Congress of Racial Equality. Louisiana, Sixth Congressional District: Records, 1963-1965

Biography/History

In April 1962, the Congress of Racial Equality (CORE) launched a Voter Education Project (VEP), designed to educate and register many blacks throughout the South during the following two and a half years. As CORE workers moved into the Sixth Congressional District of Louisiana that summer, they encountered massive hostility from local white citizens and from parish registrars, many of whom had either completely excluded blacks from voting since 1900, or purged thousands of black voters from the rolls in 1956-1957. Despite the fact that CORE state headquarters were moved to Plaquemine, and efforts were extended in 1962, only 307 black residents were registered in the 6th District by March 1963. Workers had no success in the rural parishes of East and West Feliciana, where the white minority retained exclusive political control.

The Voter Education Project was CORE's chief project in Louisiana during the summer of 1963, and a task force of forty whites and blacks assembled to work in the parishes of Ascension, East and West Feliciana, Iberville, Pointe Coupee, St. Helena, and Tangipahoa. Again, they met widespread hostility and intimidation in the rural parishes, while encountering rivalry and opposition from local black organizations in relatively urbanized Tangipahoa Parish. Local chapters were organized in East and West Feliciana, but were never very active. At the end of the summer, local officials in Clinton obtained a court order forbidding further CORE activity in East Feliciana Parish; CORE's program there remained inactive until the injunction was lifted in May 1964. However, a law-suit filed against the West Feliciana registrar and sheriff during the autumn of 1963 produced the first registration of a Negro voter in more than sixty years, and served to awaken local blacks as well as produce new interest in CORE's campaign. Boycotts of retail merchants also helped pressure parish registrars and officials. By the end of the year, the VEP had accomplished the registration of some blacks, but progress was slow; nor did workers succeed in developing the local leadership necessary to carry on programs.

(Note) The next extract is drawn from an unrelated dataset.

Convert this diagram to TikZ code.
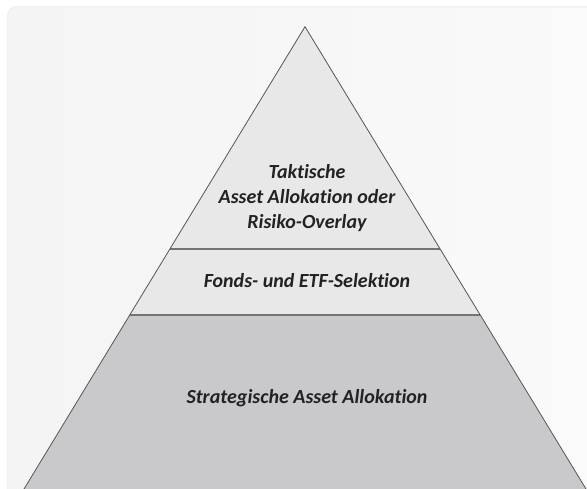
\documentclass[tikz,border=0pt]{standalone}
\usepackage{fontspec}
\setmainfont{Carlito}[Ligatures={NoCommon,NoRare}]
\usetikzlibrary{calc}
\definecolor{bglight}{HTML}{F4F4F4}
\definecolor{bgwhite}{HTML}{FAFAFA}
\definecolor{layerlight}{HTML}{E8E8E8}
\definecolor{layerdark}{HTML}{C9C9CB}
\definecolor{edgegray}{HTML}{555555}
\definecolor{divgray}{HTML}{747474}
\definecolor{textdark}{HTML}{222222}
\tikzstyle{layertext} = [font=\bfseries\itshape\fontsize{20}{25}\selectfont, text=textdark, align=center, inner sep=0pt]
\tikzstyle{divider} = [draw=divgray, line width=1.6pt]
\tikzstyle{edgeline} = [draw=edgegray, line width=0.8pt]

\begin{document}
\begin{tikzpicture}[x=1pt, y=1pt]
\useasboundingbox (0,0) rectangle (587,489);

% background panel
\fill[black!5, rounded corners=9pt] (7,-10) rectangle (600,483);
\shade[left color=bglight, right color=bgwhite, rounded corners=8pt] (9,-10) rectangle (600,481);

% pyramid corners
\coordinate (top) at (305,462.3);
\coordinate (bl) at (24,0);
\coordinate (br) at (586,0);
\coordinate (ul) at ($(top)!0.4809!(bl)$);
\coordinate (ur) at ($(top)!0.4809!(br)$);
\coordinate (ml) at ($(top)!0.6236!(bl)$);
\coordinate (mr) at ($(top)!0.6236!(br)$);

% layers
\fill[layerdark] (bl) -- (br) -- (mr) -- (ml) -- cycle;
\fill[layerlight] (ml) -- (mr) -- (ur) -- (ul) -- cycle;
\fill[layerlight] (ul) -- (ur) -- (top) -- cycle;
\draw[divider] (ml) -- (mr);
\draw[divider] (ul) -- (ur);
\draw[edgeline] (bl) -- (top) -- (br);

% labels
\node (taktik) [layertext] at (307,291) {Taktische\\Asset Allokation oder\\Risiko-Overlay};
\node (fonds) [layertext, anchor=base] at (307,201.3) {Fonds- und ETF-Selektion};
\node (strat) [layertext, anchor=base] at (307,85.7) {Strategische Asset Allokation};

\end{tikzpicture}
\end{document}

The 1964 CORE summer project in Louisiana again saw modest advances in registration, while encountering the opposition of conservative black leaders, and hostility of whites. CORE's program of testing places of public accommodation also had mixed results. The decline of the program after 1965 was partially related to the waning influence of CORE on the national level, and the rise of Black Power. Decreased membership and activity, increased criticism of CORE leadership, and the erosion of the commitment to non-violence, all hampered CORE programs in the South.